The most obvious way the 2000s sucked is the decline of rock music, or at least the kind of rock music I enjoy. At some point in this decade, rock music seemed to lose what made it great in the first place. Bands like Arcade Fire, Wilco, Modest Mouse, The National, and The Strokes reign supreme among “rock” bands on the top of most end-of-decade lists, but they all feel lacking compared to how alive and essential it felt in the 90s when outspoken, aggressive rock ruled the landscape . Most rock stopped being exciting and freeing like it was in the years before and started being stodgy and limp, lacking in personality and energy.

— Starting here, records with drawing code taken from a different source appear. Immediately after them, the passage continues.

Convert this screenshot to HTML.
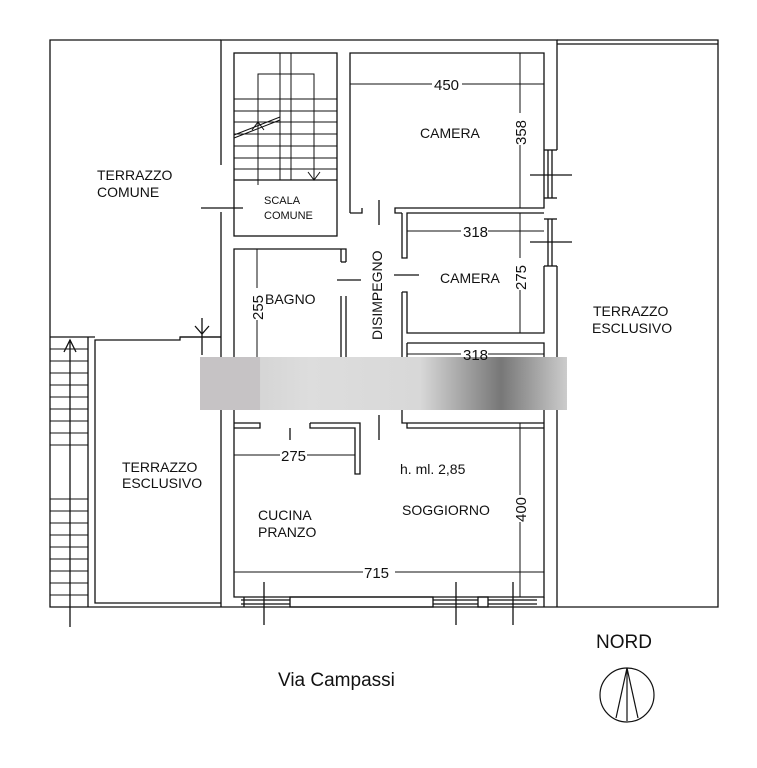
<!DOCTYPE html>
<html><head><meta charset="utf-8"><style>
html,body{margin:0;padding:0;background:#fff}
svg{display:block}
text{font-family:"Liberation Sans",sans-serif;fill:#111}
</style></head><body>
<svg width="757" height="768" viewBox="0 0 757 768" xmlns="http://www.w3.org/2000/svg">
<defs>
<linearGradient id="blur" x1="0" x2="1" y1="0" y2="0">
<stop offset="0" stop-color="#ccc"/><stop offset="0.3" stop-color="#ddd"/><stop offset="0.6" stop-color="#d8d8d8"/><stop offset="0.82" stop-color="#777"/><stop offset="1" stop-color="#ccc"/>
</linearGradient>
</defs>
<g fill="none" stroke="#111" stroke-width="1.3">
<!-- left terrace -->
<polyline points="221,40 50,40 50,607 221,607"/>
<!-- right terrace -->
<polyline points="557,40 718,40 718,607 557,607"/>
<line x1="557" y1="44" x2="718" y2="44"/>
<!-- building outer -->
<polyline points="221,165 221,40 557,40 557,150"/>
<line x1="557" y1="266" x2="557" y2="607"/>
<line x1="221" y1="212" x2="221" y2="607"/>
<line x1="221" y1="607" x2="557" y2="607"/>
<!-- stair box -->
<rect x="234" y="53" width="103" height="183"/>
<line x1="234" y1="180" x2="337" y2="180"/>
<g stroke-width="1">
<line x1="234" y1="99" x2="337" y2="99"/><line x1="234" y1="111" x2="337" y2="111"/>
<line x1="234" y1="122" x2="337" y2="122"/><line x1="234" y1="134" x2="337" y2="134"/>
<line x1="234" y1="146" x2="337" y2="146"/><line x1="234" y1="158" x2="337" y2="158"/>
<line x1="234" y1="169" x2="337" y2="169"/>
<rect x="280" y="53" width="11" height="127"/>
<polyline points="258,185 258,74 314,74 314,180"/>
<polyline points="308,172 314,180 320,172"/>
<polyline points="252,130 258,122 264,130"/>
<line x1="234" y1="135" x2="280" y2="117"/><line x1="234" y1="138" x2="280" y2="120"/>
</g>
<line x1="201" y1="208" x2="243" y2="208"/>
<!-- camera 1 -->
<polyline points="350,213 350,53 544,53 544,208 395,208 395,213 402,213"/>
<polyline points="350,213 362,213 362,208"/>
<line x1="544" y1="150" x2="557" y2="150"/><line x1="544" y1="198" x2="557" y2="198"/>
<line x1="548" y1="150" x2="548" y2="198"/><line x1="552" y1="150" x2="552" y2="198"/>
<line x1="544" y1="219" x2="557" y2="219"/><line x1="544" y1="266" x2="557" y2="266"/>
<line x1="548" y1="219" x2="548" y2="266"/><line x1="552" y1="219" x2="552" y2="266"/>
<line x1="530" y1="175" x2="572" y2="175"/><line x1="530" y1="242" x2="572" y2="242"/>
<!-- camera 2 -->
<polyline points="402,213 402,258 407,258 407,213 544,213"/>
<polyline points="402,292 407,292 407,333 544,333 544,266"/>
<line x1="402" y1="292" x2="402" y2="357"/>
<polyline points="407,343 544,343 544,357"/>
<polyline points="407,343 407,357"/>
<!-- bagno -->
<polyline points="346,262 346,249 234,249 234,357"/>
<line x1="341" y1="262" x2="346" y2="262"/><line x1="341" y1="249" x2="341" y2="262"/>
<line x1="346" y1="296" x2="346" y2="357"/><line x1="341" y1="296" x2="341" y2="357"/>
<!-- corridor marks -->
<line x1="379" y1="200" x2="379" y2="225"/>
<line x1="337" y1="280" x2="361" y2="280"/><line x1="394" y1="275" x2="419" y2="275"/>
<line x1="379" y1="415" x2="379" y2="440"/>
<!-- living -->
<polyline points="234,410 234,597 544,597 544,410"/>
<polyline points="234,423 260,423 260,428 234,428"/>
<polyline points="290,428 290,440"/>
<polyline points="310,423 360,423 360,474 355,474 355,428 310,428 310,423"/>
<polyline points="402,410 402,423 544,423"/>
<polyline points="407,423 407,428 544,428"/>
<!-- bottom windows -->
<line x1="244" y1="597" x2="244" y2="607"/><line x1="544" y1="597" x2="544" y2="607"/>
<line x1="241" y1="600" x2="290" y2="600"/><line x1="241" y1="604" x2="290" y2="604"/>
<rect x="290" y="597" width="143" height="10"/>
<line x1="433" y1="600" x2="478" y2="600"/><line x1="433" y1="604" x2="478" y2="604"/>
<rect x="478" y="597" width="10" height="10"/>
<line x1="488" y1="600" x2="537" y2="600"/><line x1="488" y1="604" x2="537" y2="604"/>
<line x1="264" y1="582" x2="264" y2="625"/><line x1="456" y1="582" x2="456" y2="625"/><line x1="513" y1="582" x2="513" y2="625"/>
<!-- left lower terrace -->
<polyline points="221,337 180,337 180,340 95,340 95,603 221,603"/>
<line x1="88" y1="337" x2="88" y2="607"/>
<line x1="50" y1="337" x2="95" y2="337"/>
<line x1="70" y1="340" x2="70" y2="627"/>
<polyline points="64,352 70,340 76,352"/>
<line x1="202" y1="318" x2="202" y2="355"/>
<polyline points="195,326 202,334 209,326"/>
<line x1="180" y1="337" x2="221" y2="337"/>
</g>
<g stroke="#111" stroke-width="1">
<line x1="50" y1="349" x2="88" y2="349"/><line x1="50" y1="361" x2="88" y2="361"/><line x1="50" y1="373" x2="88" y2="373"/>
<line x1="50" y1="385" x2="88" y2="385"/><line x1="50" y1="397" x2="88" y2="397"/><line x1="50" y1="409" x2="88" y2="409"/>
<line x1="50" y1="421" x2="88" y2="421"/><line x1="50" y1="433" x2="88" y2="433"/><line x1="50" y1="445" x2="88" y2="445"/>
<line x1="50" y1="499" x2="88" y2="499"/><line x1="50" y1="511" x2="88" y2="511"/><line x1="50" y1="523" x2="88" y2="523"/>
<line x1="50" y1="535" x2="88" y2="535"/><line x1="50" y1="547" x2="88" y2="547"/><line x1="50" y1="559" x2="88" y2="559"/>
<line x1="50" y1="571" x2="88" y2="571"/><line x1="50" y1="583" x2="88" y2="583"/><line x1="50" y1="595" x2="88" y2="595"/>
<!-- dimension lines -->
<line x1="350" y1="84" x2="432" y2="84"/><line x1="462" y1="84" x2="544" y2="84"/>
<line x1="520" y1="53" x2="520" y2="113"/><line x1="520" y1="145" x2="520" y2="208"/>
<line x1="407" y1="231" x2="461" y2="231"/><line x1="488" y1="231" x2="544" y2="231"/>
<line x1="520" y1="213" x2="520" y2="258"/><line x1="520" y1="290" x2="520" y2="333"/>
<line x1="257" y1="249" x2="257" y2="288"/><line x1="257" y1="320" x2="257" y2="357"/>
<line x1="407" y1="354" x2="461" y2="354"/><line x1="488" y1="354" x2="544" y2="354"/>
<line x1="234" y1="455" x2="280" y2="455"/><line x1="307" y1="455" x2="355" y2="455"/>
<line x1="520" y1="423" x2="520" y2="495"/><line x1="520" y1="522" x2="520" y2="597"/>
<line x1="234" y1="572" x2="363" y2="572"/><line x1="395" y1="572" x2="544" y2="572"/>
</g>
<rect x="200" y="357" width="367" height="53" fill="url(#blur)"/>
<rect x="200" y="357" width="60" height="53" fill="#c6c3c5"/>
<g font-size="14">
<text x="97" y="180">TERRAZZO</text><text x="97" y="197">COMUNE</text>
<text x="593" y="316">TERRAZZO</text><text x="592" y="333">ESCLUSIVO</text>
<text x="122" y="472">TERRAZZO</text><text x="122" y="488">ESCLUSIVO</text>
<text x="420" y="138">CAMERA</text>
<text x="440" y="283">CAMERA</text>
<text x="265" y="304">BAGNO</text>
<text x="400" y="474">h. ml. 2,85</text>
<text x="402" y="515">SOGGIORNO</text>
<text x="258" y="520">CUCINA</text><text x="258" y="537">PRANZO</text>
<text x="434" y="90" font-size="15">450</text>
<text x="463" y="237" font-size="15">318</text>
<text x="463" y="360" font-size="15">318</text>
<text x="281" y="461" font-size="15">275</text>
<text x="364" y="578" font-size="15">715</text>
<text transform="translate(526,145) rotate(-90)" font-size="15">358</text>
<text transform="translate(526,290) rotate(-90)" font-size="15">275</text>
<text transform="translate(263,320) rotate(-90)" font-size="15">255</text>
<text transform="translate(526,522) rotate(-90)" font-size="15">400</text>
<text transform="translate(382,340) rotate(-90)" font-size="14">DISIMPEGNO</text>
</g>
<text x="264" y="204" font-size="11">SCALA</text><text x="264" y="219" font-size="11">COMUNE</text>
<text x="596" y="648" font-size="19">NORD</text>
<text x="278" y="686" font-size="19">Via  Campassi</text>
<g fill="none" stroke="#111" stroke-width="1.2">
<circle cx="627" cy="695" r="27"/>
<line x1="627" y1="668" x2="627" y2="721"/>
<line x1="627" y1="668" x2="616" y2="718"/>
<line x1="627" y1="668" x2="638" y2="718"/>
</g>
</svg>
</body></html>
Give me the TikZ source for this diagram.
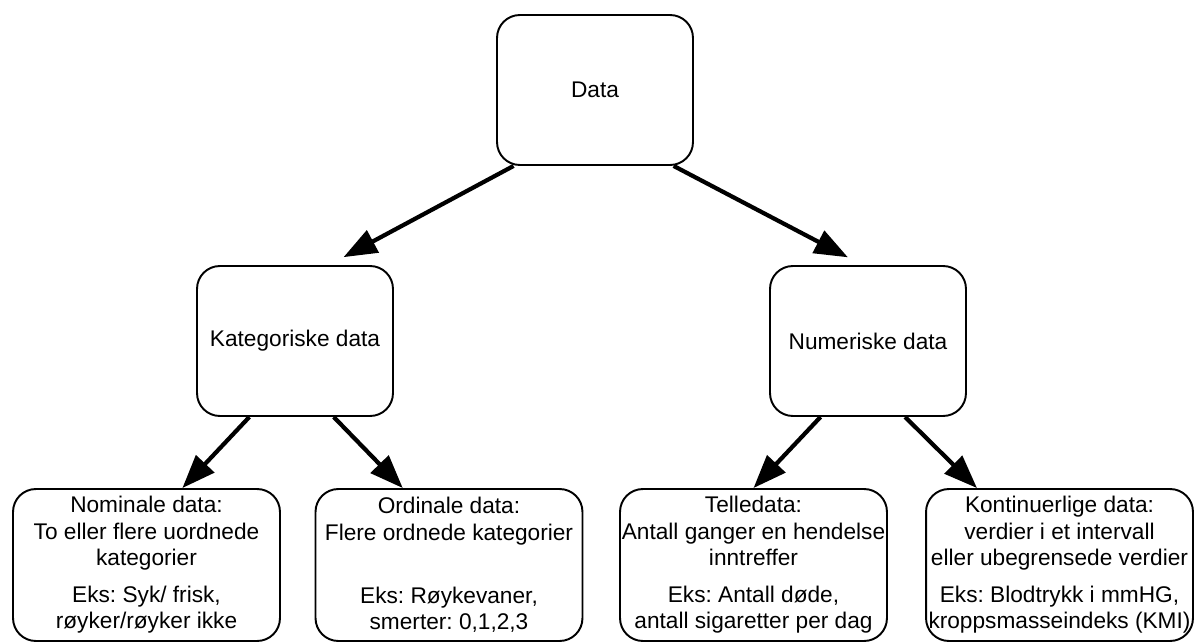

Which finally gets me to Mclusky, and their 2002 album Mclusky Do Dallas, a rock album that in many ways is the antithesis of the decade it came from. It’s loud, aggressive, and overflowing with charisma thanks to lead singer Andy Falkous and his howling vocals. It’s also hilarious, with some of the best misanthropic one liners ever committed to song. Mclusky rock at a higher volume and with more swagger than just about anyone else did at the time and sound like they’re having a party doing it.
Sonically, Mclusky don’t do anything too groundbreaking. Their dedication to abrasive noise (along with the album being engineered by Steve Albini) created obvious comparisons to 90s noise rock bands like The Jesus Lizard, while their darkly humorous lyrics and big hooks brought to mind the Pixies. Mclusky breaks out of the shadow of those bands through sheer force of personality, as Falkous and the band seem to have a whale of a time making an unholy racket and singing ridiculous non-sequitur lyrics like “All your friends are cunts. Your mother is a ballpoint pen thief.”
Mclusky Do Dallas is so relentlessly cacophonous that at times it feels like a satire of rock music one-upsmanship, with each song trying to top the previous one in terms of insanity. It’s most evident on album highlight “To Hell With Good Intentions”, where Falkous howls out increasingly silly, hyperbolic boasts about the band (“my band is better than your band, we’ve got more songs than a song convention”) with each punctuated by the band chanting “sing it!” as if urging other rock bands to come up to their level of badassery. Based on the output this decade provided, it seems that few bands took them up on the challenge.
The band’s songs never stray too far from their formula, but they find ways to mix it up to prevent the album from becoming too repetitive. “The World Loves Us and is Our Bitch” has a funky guitar lead while keeping up the band’s hyperbolic sense of humor, while lead track “Lightsabre Cocksucking Blues” has a call-and-response between Falkous and noisy guitar to go with its lyrics of paranoia and sex that are handled in typical Mclusky fashion. The closest the band comes to a ballad is “Fuck This Band”, which has lyrics that sound like what a parent whose kid listens to Mclusky might think about the band: “fuck this band because they swear too much, it’s an obvious ploy and irresponsible.”
Above all, Mclusky Do Dallas is a fun album, in a way that most acclaimed albums of the 2000s aren’t. It never takes itself too seriously, but also never has fun at the expense of providing the vital rush of excitement that only great rock music can provide. The fact that the music around them was so dull and serious made Mclusky’s back-to-basics rock feel that much more important. While I personally think rock declined in this decade and hasn’t really recovered, Mclusky Do Dallas shows that there is still always a home for it, even if it’s a smaller niche than it should be.